At the conclusion of the conference, Governor Sejko and Mr Erik Berglof of the LSE, presented to media the main conclusions of this conference in a joint press statement. Governor Sejko stated that the proceedings of this conference were rather valuable, and provided a set of experiences and models for the challenges that the Bank of Albania faces. These experiences provide a clearer perspective for the way ahead in improving policies and regulatory frameworks, in order to successfully achieve the objectives of the central bank, regarding both price stability and financial stability, for the economic growth and the improvement of the Albanian citizens’ welfare.
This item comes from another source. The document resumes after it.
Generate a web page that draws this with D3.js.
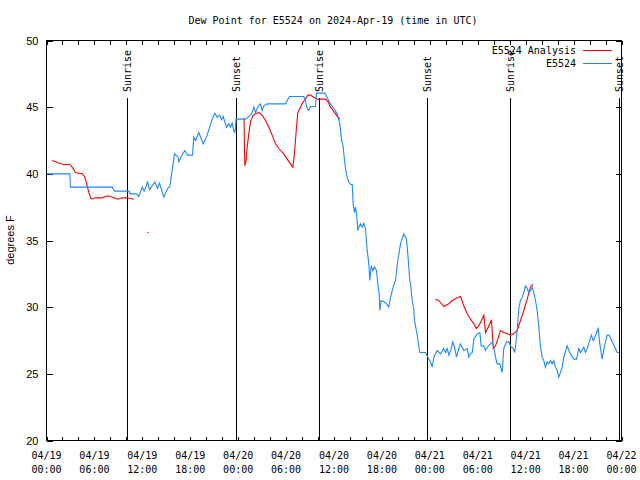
<!DOCTYPE html>
<html>
<head>
<meta charset="utf-8">
<script src="https://cdn.jsdelivr.net/npm/d3@7"></script>
<style>
  body { margin: 0; background: #fff; }
  text { fill: #000; }
</style>
</head>
<body>
<svg id="dewpoint_svg" width="640" height="480"></svg>
<script>
// Observed dew point for E5524, hours since 2024-04-19 00:00 UTC and degrees F
const obsHours = [0.0, 2.92, 3.0, 8.23, 8.51, 10.33, 10.52, 11.27, 11.56, 11.98, 12.23, 12.68, 12.9, 13.56, 13.9,
  14.15, 14.69, 15.15, 15.44, 15.65, 16.03, 16.49, 16.57, 16.87, 17.32, 17.66, 18.28, 18.44, 18.66, 19.07,
  19.62, 20.04, 20.75, 21.08, 21.38, 21.7, 21.91, 22.13, 22.54, 22.83, 23.04, 23.25, 23.45, 23.58, 23.7,
  23.73, 24.92, 25.54, 25.76, 25.96, 26.17, 26.38, 26.58, 26.8, 27.0, 27.21, 27.64, 29.93, 30.14, 30.43,
  32.22, 32.43, 32.64, 32.84, 33.06, 33.68, 33.81, 34.85, 35.15, 35.56, 35.98, 36.4, 36.73, 36.9, 37.15,
  37.32, 37.44, 37.65, 37.85, 38.07, 38.28, 38.4, 38.57, 38.69, 38.82, 38.9, 38.98, 39.11, 39.32, 39.53,
  39.73, 39.94, 40.16, 40.36, 40.48, 40.66, 40.86, 41.07, 41.32, 41.49, 41.66, 41.74, 41.91, 42.24, 42.58,
  42.86, 43.08, 43.41, 43.7, 43.99, 44.33, 44.74, 44.95, 45.08, 45.24, 45.49, 45.58, 45.79, 45.99, 46.08,
  46.42, 46.74, 47.46, 47.75, 48.08, 48.3, 48.5, 48.92, 49.34, 49.75, 49.96, 50.17, 50.38, 50.68, 50.88,
  51.09, 51.34, 51.63, 51.84, 52.05, 52.25, 52.68, 52.88, 53.09, 53.31, 53.51, 53.93, 54.26, 54.43, 54.76,
  54.97, 55.26, 55.6, 55.81, 56.01, 56.22, 56.43, 56.76, 57.06, 57.26, 57.6, 57.89, 58.1, 58.44, 58.64,
  58.94, 59.14, 59.35, 59.57, 59.77, 59.98, 60.19, 60.39, 60.61, 60.82, 61.02, 61.23, 61.44, 61.65, 61.86,
  62.07, 62.27, 62.48, 62.7, 62.9, 63.11, 63.32, 63.52, 63.74, 63.95, 64.15, 64.36, 64.58, 64.78, 65.2,
  65.4, 65.7, 66.03, 66.37, 66.65, 66.87, 67.28, 67.49, 67.78, 68.21, 68.46, 68.66, 68.96, 69.08, 69.28,
  69.58, 69.87, 70.21, 70.46, 70.83, 71.25, 71.46, 71.67];
const obsDewpt = [40.0, 40.0, 39.0, 39.0, 38.7, 38.7, 38.5, 38.5, 38.3, 39.0, 38.7, 39.4, 38.8, 39.4, 38.9,
  39.3, 38.25, 38.9, 39.05, 39.9, 41.5, 41.25, 40.9, 41.3, 41.75, 41.4, 41.4, 42.75, 42.5, 43.1,
  42.25, 42.75, 44.1, 44.55, 44.25, 44.4, 44.05, 44.3, 43.5, 43.75, 43.5, 43.8, 43.25, 43.1, 43.75,
  44.1, 44.1, 44.4, 44.6, 45.0, 44.6, 44.9, 45.1, 45.25, 44.75, 45.1, 45.25, 45.25, 45.5, 45.8,
  45.8, 45.4, 44.9, 44.75, 45.05, 45.05, 46.05, 46.05, 45.7, 45.25, 44.9, 44.5, 43.75, 42.75, 42.0,
  41.0, 40.4, 39.75, 39.4, 39.2, 39.2, 37.75, 37.1, 37.5, 37.0, 36.5, 35.75, 36.0, 36.25, 36.0,
  36.3, 35.9, 34.25, 33.25, 32.0, 33.1, 32.75, 33.0, 32.75, 31.75, 31.0, 29.75, 30.5, 30.4, 30.25,
  30.0, 30.75, 31.5, 32.0, 33.5, 34.75, 35.5, 35.25, 35.1, 34.0, 32.0, 31.75, 30.5, 29.9, 29.0,
  27.9, 26.6, 26.6, 26.25, 25.9, 25.5, 26.25, 26.75, 26.5, 26.9, 26.6, 26.9, 26.4, 26.9, 27.4,
  27.0, 26.25, 26.9, 27.25, 27.0, 26.75, 26.9, 26.25, 26.5, 26.6, 27.6, 28.0, 28.1, 27.1, 27.1,
  26.75, 27.05, 27.25, 27.4, 27.0, 26.25, 25.75, 25.75, 25.1, 26.9, 27.4, 27.4, 27.1, 26.9, 26.6,
  28.25, 29.9, 30.5, 30.75, 31.1, 31.6, 31.4, 31.1, 31.25, 31.5, 31.1, 30.5, 29.75, 28.5, 27.0,
  26.25, 26.0, 25.5, 25.9, 25.75, 26.0, 25.75, 26.0, 25.5, 25.25, 24.75, 25.1, 25.5, 26.25, 27.1,
  26.75, 26.4, 26.1, 26.1, 26.9, 26.6, 27.0, 26.6, 27.0, 27.9, 27.5, 27.75, 28.25, 28.4, 27.25,
  26.1, 27.1, 27.9, 27.9, 27.4, 26.9, 26.6, 26.6];

// Analysis dew point for E5524 (null marks a gap in the analysis)
const anaHours = [0.71, 1.13, 1.54, 2.17, 2.92, 3.22, 3.63, 4.04, 4.47, 4.76, 4.97, 5.3, 5.6, 6.14, 6.97,
  7.6, 8.01, 8.43, 8.93, 9.48, 10.1, 10.93, null,
  12.65, 12.8, null,
  24.73, 24.83, 25.0, 25.13, 25.33, 25.54, 25.88, 26.3, 26.58, 27.0, 27.42, 27.84, 28.26, 28.68, 29.09,
  29.71, 30.14, 30.55, 30.84, 31.05, 31.27, 31.47, 31.81, 32.14, 32.43, 32.72, 33.06, 33.47, 33.9, 34.94,
  35.27, 35.56, 35.9, 36.19, 36.48, 36.73, null,
  48.71, 49.12, 49.75, 50.38, 50.8, 51.43, 51.84, 52.25, 52.68, 53.09, 53.51, 53.81, 54.13, 54.47, 54.76,
  54.97, 55.31, 55.72, 55.94, 56.22, 56.51, 56.85, 57.26, 57.69, 58.1, 58.51, 58.94, 59.35, 59.77, 60.19,
  60.48, 60.69, 60.94];
const anaDewpt = [41.0, 40.9, 40.8, 40.7, 40.7, 40.5, 40.1, 40.05, 40.0, 39.8, 39.4, 38.6, 38.1, 38.2, 38.2,
  38.35, 38.3, 38.2, 38.1, 38.2, 38.2, 38.1, null,
  35.6, 35.6, null,
  44.2, 40.6, 41.0, 42.0, 43.0, 43.9, 44.4, 44.55, 44.6, 44.4, 44.0, 43.5, 42.9, 42.25, 41.9,
  41.5, 41.1, 40.75, 40.5, 41.5, 43.25, 44.6, 45.0, 45.4, 45.6, 45.9, 45.9, 45.75, 45.6, 45.6,
  45.4, 45.0, 44.75, 44.5, 44.25, 44.1, null,
  30.6, 30.5, 30.05, 30.25, 30.5, 30.7, 30.8, 30.1, 29.5, 29.1, 28.75, 28.4, 28.6, 29.0, 29.4,
  28.1, 28.5, 29.05, 26.9, 27.1, 27.6, 28.25, 28.1, 28.0, 27.9, 28.0, 28.25, 29.0, 29.75, 30.6,
  31.25, 31.6, 31.7];

// Sunrise / sunset marks (UTC)
const sunEvents = [
  { label: "Sunrise", time: "2024-04-19T10:09Z" },
  { label: "Sunset", time: "2024-04-19T23:44Z" },
  { label: "Sunrise", time: "2024-04-20T10:09Z" },
  { label: "Sunset", time: "2024-04-20T23:44Z" },
  { label: "Sunrise", time: "2024-04-21T10:09Z" },
  { label: "Sunset", time: "2024-04-21T23:44Z" },
];

const yTickValues = [20, 25, 30, 35, 40, 45, 50];
const seriesNames = ["E5524 Analysis", "E5524"];
const seriesColors = ["#ff0000", "#1e88ff"];

const startTime = Date.UTC(2024, 3, 19, 0, 0);
const toDate = (h) => new Date(startTime + h * 3600e3);

function drawDewPointChart() {
  const margin = { left: 46, right: 621, top: 40, bottom: 440 };
  const mono = "'DejaVu Sans Mono', monospace";
  const sans = "'Liberation Sans', Arial, sans-serif";

  const svg = d3.select("#dewpoint_svg");

  const x = d3
    .scaleUtc()
    .domain([toDate(0), toDate(72)])
    .range([margin.left + 0.5, margin.right + 0.5]);

  const y = d3
    .scaleLinear()
    .domain([20, 50])
    .range([margin.bottom + 0.5, margin.top + 0.5]);

  // Title
  svg
    .append("text")
    .attr("x", 333)
    .attr("y", 24)
    .attr("text-anchor", "middle")
    .style("font-family", mono)
    .style("font-size", "10px")
    .text("Dew Point for E5524 on 2024-Apr-19 (time in UTC)");

  // Ticks pointing inward on all four sides
  const xTicks = d3.utcHour.every(2);
  svg
    .append("g")
    .attr("transform", `translate(0,${margin.bottom + 0.5})`)
    .call(d3.axisBottom(x).ticks(xTicks).tickSizeInner(-4).tickSizeOuter(0).tickFormat(""));
  svg
    .append("g")
    .attr("transform", `translate(0,${margin.top + 0.5})`)
    .call(d3.axisTop(x).ticks(xTicks).tickSizeInner(-4).tickSizeOuter(0).tickFormat(""));

  svg
    .append("g")
    .attr("transform", `translate(${margin.left + 0.5},0)`)
    .call(d3.axisLeft(y).tickValues(yTickValues).tickSizeInner(-6).tickSizeOuter(0).tickPadding(8))
    .call((g) => g.selectAll("text").style("font-family", sans).style("font-size", "11px").attr("fill", "#000"));

  svg
    .append("g")
    .attr("transform", `translate(${margin.right + 0.5},0)`)
    .call(d3.axisRight(y).tickValues(yTickValues).tickSizeInner(-6).tickSizeOuter(0).tickFormat(""));

  svg.selectAll(".domain").remove();
  svg.selectAll(".tick line").attr("stroke", "#000").attr("shape-rendering", "crispEdges");

  // Two-line time labels every 6 hours
  const labelTimes = d3.utcHour.every(6).range(toDate(0), toDate(72.01));
  const fmtDay = d3.utcFormat("%m/%d");
  const fmtHour = d3.utcFormat("%H:%M");
  const xLabels = svg
    .append("g")
    .selectAll("text")
    .data(labelTimes)
    .enter()
    .append("text")
    .attr("text-anchor", "middle")
    .style("font-family", mono)
    .style("font-size", "10px");
  xLabels.append("tspan").attr("x", (d) => x(d)).attr("y", 459).text((d) => fmtDay(d));
  xLabels.append("tspan").attr("x", (d) => x(d)).attr("y", 473).text((d) => fmtHour(d));

  // Y axis label
  svg
    .append("text")
    .attr("transform", "translate(14,240) rotate(-90)")
    .attr("text-anchor", "middle")
    .style("font-family", sans)
    .style("font-size", "11px")
    .text("degrees F");

  // Sunrise / sunset vertical lines with labels
  const sunX = (d) => Math.floor(x(new Date(d.time))) + 0.5;
  const sun = svg
    .append("g")
    .selectAll("g")
    .data(sunEvents)
    .enter()
    .append("g");
  sun
    .append("line")
    .attr("x1", sunX)
    .attr("x2", sunX)
    .attr("y1", 98)
    .attr("y2", margin.bottom)
    .attr("stroke", "#000")
    .attr("shape-rendering", "crispEdges");
  sun
    .append("text")
    .attr("transform", (d) => `translate(${sunX(d)},92) rotate(-90)`)
    .attr("dy", "0.35em")
    .style("font-family", mono)
    .style("font-size", "10px")
    .text((d) => d.label);

  // Series lines
  const line = d3
    .line()
    .defined((d) => d.v != null)
    .x((d) => x(toDate(d.h)))
    .y((d) => y(d.v));

  const anaData = anaHours.map((h, i) => ({ h: h, v: h == null ? null : anaDewpt[i] }));
  const obsData = obsHours.map((h, i) => ({ h: h, v: obsDewpt[i] }));

  svg
    .append("path")
    .datum(anaData)
    .attr("d", line)
    .attr("fill", "none")
    .attr("stroke", seriesColors[0])
    .attr("stroke-width", 1.1);

  svg
    .append("path")
    .datum(obsData)
    .attr("d", line)
    .attr("fill", "none")
    .attr("stroke", seriesColors[1])
    .attr("stroke-width", 1.1);

  // Plot border
  svg
    .append("rect")
    .attr("x", margin.left + 0.5)
    .attr("y", margin.top + 0.5)
    .attr("width", margin.right - margin.left)
    .attr("height", margin.bottom - margin.top)
    .attr("fill", "none")
    .attr("stroke", "#000")
    .attr("shape-rendering", "crispEdges");

  // Legend
  const legend = svg
    .append("g")
    .selectAll("g")
    .data(seriesNames)
    .enter()
    .append("g")
    .attr("transform", (d, i) => `translate(0,${50 + i * 13})`);
  legend
    .append("text")
    .attr("x", 576)
    .attr("dy", "0.35em")
    .attr("text-anchor", "end")
    .style("font-family", mono)
    .style("font-size", "10px")
    .text((d) => d);
  legend
    .append("line")
    .attr("x1", 583)
    .attr("x2", 612)
    .attr("y1", 0.5)
    .attr("y2", 0.5)
    .attr("stroke", (d, i) => seriesColors[i])
    .attr("shape-rendering", "crispEdges");
}

drawDewPointChart();
</script>
</body>
</html>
In his comments, Mr Berglof, in the capacity of co-organiser of the Conference, and as a regular visitor of Albania, affirmed his positive impressions on the achievements of Albania in improving the macroeconomic conditions, the realisation of structural reforms and the successful establishment of institutions.  In more concrete terms, he pointed out the progress of the central bank in Albania in the recent years, emphasising how important is to build strong institutions, such as the Bank of Albania.

The Bank of Albania thanks LSE, all the speakers and participants for their contribution to the success of this conference. This conference is also a testimony of the value of the cooperation between the institutions and the academia in the field of scientific research. This cooperation helps deepen the knowledge of policy-making institutions and supports their development.